▸ Short task
Print the lines of the listing below verbatim from its first line through the line bearing "26, 43, 45]". Any pictures are to be omitted.
-- begin Data extract --
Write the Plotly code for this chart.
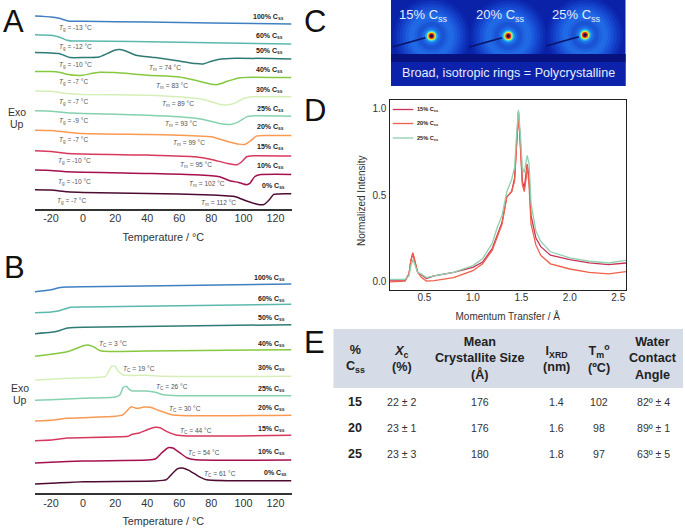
import plotly.graph_objects as go

W, H = 685, 528
SERIES = ["100", "60", "50", "40", "30", "25", "20", "15", "10", "0"]
COLORS = ["#3f80c2", "#5cb8ad", "#2f7a74", "#86c940", "#d6efb8", "#86d1ae", "#f99a52", "#d8385e", "#a60f4f", "#4d0b33"]

# Panel A: DSC heating traces (temperature, read height of trace in arbitrary heat-flow units)
A_T_100 = [-30, -20, -15, -10, -7, 0, 40, 80, 130]
A_Q_100 = [579, 576, 572, 565, 563, 563, 561, 558, 555]
A_T_60 = [-30, -20, -15, -10, -7, 0, 60, 130]
A_Q_60 = [523, 521, 516, 506, 504, 504, 500, 495]
A_T_50 = [-30, -20, -15, -12, -8, 0, 10, 15, 20, 23, 27, 33, 45, 60, 70, 75, 80, 85, 95, 130]
A_Q_50 = [469, 468, 466, 461, 454, 454, 456, 466, 477, 478, 473, 461, 454, 444, 436, 435, 443, 449, 452, 450]
A_T_40 = [-30, -20, -15, -10, -5, 0, 5, 10, 20, 40, 60, 70, 80, 84, 90, 97, 105, 130]
A_Q_40 = [412, 412, 410, 404, 401, 401, 406, 410, 409, 401, 396, 386, 374, 373, 383, 393, 395, 394]
A_T_30 = [-30, -20, -10, 0, 40, 60, 75, 85, 90, 95, 100, 105, 130]
A_Q_30 = [354, 353, 346, 343, 341, 336, 328, 314, 312, 318, 331, 336, 336]
A_T_25 = [-30, -20, -10, 0, 40, 60, 75, 85, 92, 97, 102, 107, 130]
A_Q_25 = [294, 293, 288, 286, 281, 276, 268, 256, 253, 261, 276, 279, 278]
A_T_20 = [-30, -20, -10, 0, 40, 60, 80, 90, 97, 101, 105, 108, 113, 130]
A_Q_20 = [236, 235, 230, 226, 223, 221, 216, 202, 194, 193, 206, 218, 220, 220]
A_T_15 = [-30, -20, -10, 40, 70, 80, 90, 96, 99, 102, 106, 130]
A_Q_15 = [174, 172, 166, 161, 156, 148, 136, 132, 141, 156, 159, 158]
A_T_10 = [-30, -20, -10, 40, 70, 85, 92, 97, 102, 104, 107, 110, 130]
A_Q_10 = [116, 115, 111, 106, 102, 96, 83, 79, 72, 76, 96, 102, 103]
A_T_0 = [-30, -20, -10, 0, 40, 80, 95, 102, 110, 113, 116, 119, 130]
A_Q_0 = [57, 56, 51, 49, 46, 41, 36, 23, 12, 13, 26, 43, 45]

# Panel B: DSC cooling traces
B_T_100 = [-30, -20, -15, -10, 0, 50, 130]
B_Q_100 = [604, 610, 616, 618, 619, 622, 627]
B_T_60 = [-30, -20, -15, -10, -8, 0, 130]
B_Q_60 = [541, 543, 547, 554, 557, 558, 566]
B_T_50 = [-30, -20, -15, -10, -8, 0, 130]
B_Q_50 = [478, 482, 487, 495, 496, 497, 505]
B_T_40 = [-30, -20, -10, -5, 0, 3, 6, 10, 13, 40, 130]
B_Q_40 = [410, 416, 424, 432, 442, 444, 440, 428, 425, 426, 430]
B_T_30 = [-30, -20, -10, 10, 14, 16, 18, 20, 22, 25, 40, 50, 130]
B_Q_30 = [339, 341, 344, 347, 350, 365, 381, 380, 365, 354, 353, 350, 350]
B_T_25 = [-30, -20, 0, 20, 23, 25, 27, 29, 31, 40, 45, 50, 60, 130]
B_Q_25 = [278, 280, 284, 288, 295, 317, 320, 310, 306, 306, 302, 295, 292, 292]
B_T_20 = [-30, -20, -10, 20, 25, 28, 30, 32, 34, 38, 42, 47, 55, 65, 130]
B_Q_20 = [216, 218, 224, 230, 235, 250, 259, 256, 254, 258, 257, 248, 235, 232, 233]
B_T_15 = [-30, -20, -10, 28, 30, 35, 40, 45, 48, 52, 58, 65, 130]
B_Q_15 = [157, 159, 165, 170, 175, 180, 190, 197, 196, 185, 174, 171, 173]
B_T_10 = [-30, -20, 0, 40, 45, 49, 53, 56, 60, 65, 70, 130]
B_Q_10 = [90, 92, 96, 99, 102, 120, 136, 135, 122, 105, 100, 99]
B_T_0 = [-30, -20, 0, 45, 52, 55, 59, 62, 66, 72, 77, 130]
B_Q_0 = [27, 29, 34, 36, 40, 55, 73, 75, 68, 50, 40, 37]

# Panel D: normalized XRD intensity
D_Q = [0.14, 0.30, 0.34, 0.36, 0.38, 0.40, 0.43, 0.47, 0.52, 0.60, 0.80, 1.00, 1.10, 1.20, 1.25, 1.30, 1.35, 1.40, 1.43,
       1.45, 1.47, 1.49, 1.51, 1.53, 1.55, 1.56, 1.58, 1.60, 1.65, 1.70, 1.80, 2.00, 2.20, 2.40, 2.58]
D_15 = [0.005, 0.005, 0.04, 0.12, 0.16, 0.11, 0.05, 0.035, 0.015, 0.03, 0.05, 0.08, 0.11, 0.19, 0.27, 0.34, 0.49, 0.52,
        0.60, 0.80, 0.98, 0.80, 0.58, 0.54, 0.62, 0.68, 0.60, 0.38, 0.25, 0.20, 0.15, 0.125, 0.105, 0.095, 0.105]
D_20 = [-0.005, 0.0, 0.04, 0.12, 0.165, 0.12, 0.05, 0.02, 0.0, 0.002, 0.02, 0.06, 0.10, 0.18, 0.26, 0.33, 0.49, 0.52,
        0.58, 0.78, 0.98, 0.78, 0.56, 0.52, 0.60, 0.68, 0.55, 0.33, 0.21, 0.15, 0.10, 0.07, 0.05, 0.042, 0.055]
D_25 = [0.01, 0.01, 0.03, 0.09, 0.125, 0.09, 0.05, 0.04, 0.02, 0.03, 0.05, 0.09, 0.13, 0.22, 0.31, 0.38, 0.52, 0.59,
        0.66, 0.85, 0.995, 0.85, 0.66, 0.63, 0.70, 0.73, 0.68, 0.45, 0.29, 0.23, 0.17, 0.135, 0.115, 0.105, 0.12]

# Panel E: table
E_HEAD = ["<b>%<br>C<sub>ss</sub></b>", "<b><i>X</i><sub>c</sub><br>(%)</b>", "<b>Mean<br>Crystallite Size<br>(Å)</b>",
          "<b>l<sub>XRD</sub><br>(nm)</b>", "<b>T<sub>m</sub><sup>o</sup><br>(ºC)</b>", "<b>Water<br>Contact<br>Angle</b>"]
E_CSS = ["15", "20", "25"]
E_XC = ["22 ± 2", "23 ± 1", "23 ± 3"]
E_SIZE = ["176", "176", "180"]
E_LXRD = ["1.4", "1.6", "1.8"]
E_TM = ["102", "98", "97"]
E_WCA = ["82º ± 4", "89º ± 1", "63º ± 5"]

A_TG = ["-13", "-12", "-10", "-7", "-7", "-9", "-7", "-10", "-10", "-7"]
A_TM = ["74", "83", "89", "93", "99", "95", "102", "112"]
B_TC = ["3", "19", "26", "30", "44", "54", "61"]
C_TILES = ["15", "20", "25"]
T_TICKS = [-20, 0, 20, 40, 60, 80, 100, 120]
T_LABELS = ["-20", "0", "20", "40", "60", "80", "100", "120"]

def px(x): return x / W
def py(y): return 1 - y / H

FONT = "Liberation Sans"
fig = go.Figure()

def note(x, y, text, size, color="#222", anchor="left", font=FONT, yanchor="middle", **kw):
    fig.add_annotation(xref="paper", yref="paper", x=px(x), y=py(y), text=text, showarrow=False,
                       xanchor=anchor, yanchor=yanchor, align="center" if anchor == "center" else anchor,
                       font=dict(size=size, color=color, family=font), **kw)

g = globals()
for i, s in enumerate(SERIES):
    fig.add_trace(go.Scatter(x=g[f"A_T_{s}"], y=g[f"A_Q_{s}"], mode="lines", xaxis="x", yaxis="y", showlegend=False,
                             line=dict(color=COLORS[i], width=1.5, shape="spline", smoothing=0.5), name=s + "% Css"))
    fig.add_trace(go.Scatter(x=g[f"B_T_{s}"], y=g[f"B_Q_{s}"], mode="lines", xaxis="x2", yaxis="y2", showlegend=False,
                             line=dict(color=COLORS[i], width=1.5, shape="spline", smoothing=0.5), name=s + "% Css"))

D_STYLE = [("15% C<sub>ss</sub>", D_15, "#c9305a"), ("20% C<sub>ss</sub>", D_20, "#f0604a"), ("25% C<sub>ss</sub>", D_25, "#8fd0ae")]
for name, y, c in D_STYLE:
    fig.add_trace(go.Scatter(x=D_Q, y=y, mode="lines", xaxis="x3", yaxis="y3", name=name, showlegend=False,
                             line=dict(color=c, width=1.3)))

axis_font = dict(size=10.8, color="#333", family=FONT)
d_font = dict(size=10, color="#333", family=FONT)
def dsc_x(title_standoff):
    return dict(range=[-30, 130], domain=[px(35), px(291.5)], tickvals=T_TICKS, ticktext=T_LABELS, ticks="",
                showgrid=False, zeroline=False, showline=True, linecolor="#333", linewidth=1.5, tickfont=axis_font,
                title=dict(text="Temperature / °C", font=axis_font, standoff=title_standoff), ticklabelstandoff=-1)
def dsc_y(top, bottom, rng):
    return dict(range=rng, domain=[py(bottom), py(top)], visible=False)

fig.update_layout(
    width=W, height=H, margin=dict(l=0, r=0, t=0, b=0), paper_bgcolor="white", plot_bgcolor="rgba(0,0,0,0)",
    font=dict(family=FONT), showlegend=False,
    xaxis=dict(dsc_x(10), anchor="y"),
    yaxis=dict(dsc_y(10, 208.7, [0, 597]), anchor="x"),
    xaxis2=dict(dsc_x(10), anchor="y2"),
    yaxis2=dict(dsc_y(270, 493, [0, 669]), anchor="x2"),
    xaxis3=dict(range=[0.139, 2.58], domain=[px(389.5), px(626)], anchor="y3", tickvals=[0.5, 1, 1.5, 2, 2.5],
                ticktext=["0.5", "1.0", "1.5", "2.0", "2.5"], ticks="", showgrid=False, zeroline=False, showline=True,
                mirror=True, linecolor="#222", linewidth=1.3, tickfont=d_font, ticklabelstandoff=-2,
                title=dict(text="Momentum Transfer / Å", font=d_font, standoff=10)),
    yaxis3=dict(range=[-0.052, 1.052], domain=[py(290), py(100)], anchor="x3", tickvals=[0, 0.5, 1],
                ticktext=["0.0", "0.5", "1.0"], ticks="", showgrid=False, zeroline=False, showline=True, mirror=True,
                linecolor="#222", linewidth=1.3, tickfont=d_font),
)
note(362, 201, "Normalized Intensity", 10, "#333", "center", textangle=-90)

# Panel D key
for (name, _, c), y in zip(D_STYLE, [109.5, 123.5, 138]):
    fig.add_shape(type="line", xref="paper", yref="paper", x0=px(392.7), x1=px(413.3), y0=py(y), y1=py(y),
                  line=dict(color=c, width=1.3))
    note(415, y, f"<b>{name}</b>", 5.6, "#222")

# Panel letters
for t, x, y in [("A", 1, 21), ("B", 2, 267), ("C", 302, 21.5), ("D", 302, 111), ("E", 302, 342)]:
    note(x, y, t, 31, "#111")

# Exo Up labels
for x, y0 in [(17, 112), (20, 388)]:
    note(x, y0, "Exo", 10.5, "#333", "center")
    note(x, y0 + 12, "Up", 10.5, "#333", "center")

# Css labels
a_lab_y = [50, 108, 154, 210, 269, 326, 381, 441, 499, 558]
a_lab_x = [858, 856, 856, 856, 856, 858, 858, 858, 858, 862]
b_lab_y = [53, 116, 175, 251, 324, 387, 445, 508, 576, 640]
b_lab_x = [862, 862, 862, 860, 862, 862, 862, 862, 862, 868]
for s, x, y in zip(SERIES, a_lab_x, a_lab_y):
    note(x / 3, y / 3, f"<b>{s}% C<sub>ss</sub></b>", 7, "#222", "right")
for s, x, y in zip(SERIES, b_lab_x, b_lab_y):
    note(x / 3, y / 3 + 260, f"<b>{s}% C<sub>ss</sub></b>", 7, "#222", "right")

# Transition labels
tg_pos = [(170, 85), (170, 142), (170, 194), (172, 247), (172, 306), (172, 364), (172, 421), (167, 482), (167, 545), (165, 604)]
tm_pos = [(442, 204), (462, 258), (480, 311), (490, 371), (513, 429), (533, 495), (560, 553), (598, 610)]
tc_pos = [(290, 251), (362, 327), (462, 381), (502, 447), (533, 512), (558, 578), (605, 643)]
for v, (x, y) in zip(A_TG, tg_pos):
    note(x / 3, y / 3, f"<i>T</i><sub>g</sub> = {v} °C", 6.6, "#555")
for v, (x, y) in zip(A_TM, tm_pos):
    note(x / 3, y / 3, f"<i>T</i><sub>m</sub> = {v} °C", 6.6, "#555")
for v, (x, y) in zip(B_TC, tc_pos):
    note(x / 3, y / 3 + 260, f"<i>T</i><sub>C</sub> = {v} °C", 6.6, "#555")

# Panel C (schematic of the scattering images)
def rect(x0, y0, x1, y1, color):
    fig.add_shape(type="rect", xref="paper", yref="paper", x0=px(x0), x1=px(x1), y0=py(y1), y1=py(y0),
                  fillcolor=color, line_width=0, layer="below")
def disc(cx, cy, r, color):
    fig.add_shape(type="circle", xref="paper", yref="paper", x0=px(cx - r), x1=px(cx + r), y0=py(cy + r), y1=py(cy - r),
                  fillcolor=color, line_width=0, layer="below")

rect(391, 0, 625.5, 86, "#0a22a8")
centers = [(431.5, 36), (508.3, 36), (585, 35)]
halo = [(38, "#0d2bb2"), (35, "#1036be"), (32, "#1442ca"), (29, "#184fd4"), (26, "#1c5cde"), (23, "#2068e4"),
        (20, "#216ae6"), (17, "#1e60de"), (14, "#1a54d4"), (11, "#1a58d8"), (9, "#1e6ce6")]
core = [(6.5, "#22a4ee"), (5, "#50e8c8"), (4, "#f5e020"), (3, "#e8301c"), (1.8, "#200a50")]
for cx, cy in centers:
    for r, c in halo:
        disc(cx, cy, r, c)
rect(391, 54, 625.5, 86, "#0c22aa")
rect(391, 54, 625.5, 62, "#08127f")
for cx, cy in centers:
    fig.add_shape(type="line", xref="paper", yref="paper", x0=px(cx - 39), y0=py(cy + 11), x1=px(cx), y1=py(cy),
                  line=dict(color="#0a1468", width=1.8), layer="below")
    for r, c in core:
        disc(cx, cy, r, c)
for t, x in zip(C_TILES, [396.5, 473.5, 550]):
    note(x, 15, f"{t}% C<sub>ss</sub>", 13, "#e4ecff")
note(508.5, 73, "Broad, isotropic rings = Polycrystalline", 12.6, "#e4ecff", "center")

# Panel E
rect(333.5, 329, 683, 388, "#d5dbe7")
col_x = [355, 401.7, 480, 556, 598.5, 653]
for x, t in zip(col_x, E_HEAD):
    note(x, 358.5, t, 12.6, "#222", "center")
for y_i, row in enumerate(zip(E_CSS, E_XC, E_SIZE, E_LXRD, E_TM, E_WCA)):
    y = 401.7 + 26 * y_i
    for j, (x, t) in enumerate(zip(col_x, row)):
        if j == 0:
            note(x, y, f"<b>{t}</b>", 12.5, "#222", "center")
        else:
            note(x, y, t, 10.6, "#333", "center")

fig.write_html("out.html", post_script="document.body.style.margin='0';", config={"displayModeBar": False})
-- end Data extract --
▸ Task solution
Write the Plotly code for this chart.
import plotly.graph_objects as go

W, H = 685, 528
SERIES = ["100", "60", "50", "40", "30", "25", "20", "15", "10", "0"]
COLORS = ["#3f80c2", "#5cb8ad", "#2f7a74", "#86c940", "#d6efb8", "#86d1ae", "#f99a52", "#d8385e", "#a60f4f", "#4d0b33"]

# Panel A: DSC heating traces (temperature, read height of trace in arbitrary heat-flow units)
A_T_100 = [-30, -20, -15, -10, -7, 0, 40, 80, 130]
A_Q_100 = [579, 576, 572, 565, 563, 563, 561, 558, 555]
A_T_60 = [-30, -20, -15, -10, -7, 0, 60, 130]
A_Q_60 = [523, 521, 516, 506, 504, 504, 500, 495]
A_T_50 = [-30, -20, -15, -12, -8, 0, 10, 15, 20, 23, 27, 33, 45, 60, 70, 75, 80, 85, 95, 130]
A_Q_50 = [469, 468, 466, 461, 454, 454, 456, 466, 477, 478, 473, 461, 454, 444, 436, 435, 443, 449, 452, 450]
A_T_40 = [-30, -20, -15, -10, -5, 0, 5, 10, 20, 40, 60, 70, 80, 84, 90, 97, 105, 130]
A_Q_40 = [412, 412, 410, 404, 401, 401, 406, 410, 409, 401, 396, 386, 374, 373, 383, 393, 395, 394]
A_T_30 = [-30, -20, -10, 0, 40, 60, 75, 85, 90, 95, 100, 105, 130]
A_Q_30 = [354, 353, 346, 343, 341, 336, 328, 314, 312, 318, 331, 336, 336]
A_T_25 = [-30, -20, -10, 0, 40, 60, 75, 85, 92, 97, 102, 107, 130]
A_Q_25 = [294, 293, 288, 286, 281, 276, 268, 256, 253, 261, 276, 279, 278]
A_T_20 = [-30, -20, -10, 0, 40, 60, 80, 90, 97, 101, 105, 108, 113, 130]
A_Q_20 = [236, 235, 230, 226, 223, 221, 216, 202, 194, 193, 206, 218, 220, 220]
A_T_15 = [-30, -20, -10, 40, 70, 80, 90, 96, 99, 102, 106, 130]
A_Q_15 = [174, 172, 166, 161, 156, 148, 136, 132, 141, 156, 159, 158]
A_T_10 = [-30, -20, -10, 40, 70, 85, 92, 97, 102, 104, 107, 110, 130]
A_Q_10 = [116, 115, 111, 106, 102, 96, 83, 79, 72, 76, 96, 102, 103]
A_T_0 = [-30, -20, -10, 0, 40, 80, 95, 102, 110, 113, 116, 119, 130]
A_Q_0 = [57, 56, 51, 49, 46, 41, 36, 23, 12, 13, 26, 43, 45]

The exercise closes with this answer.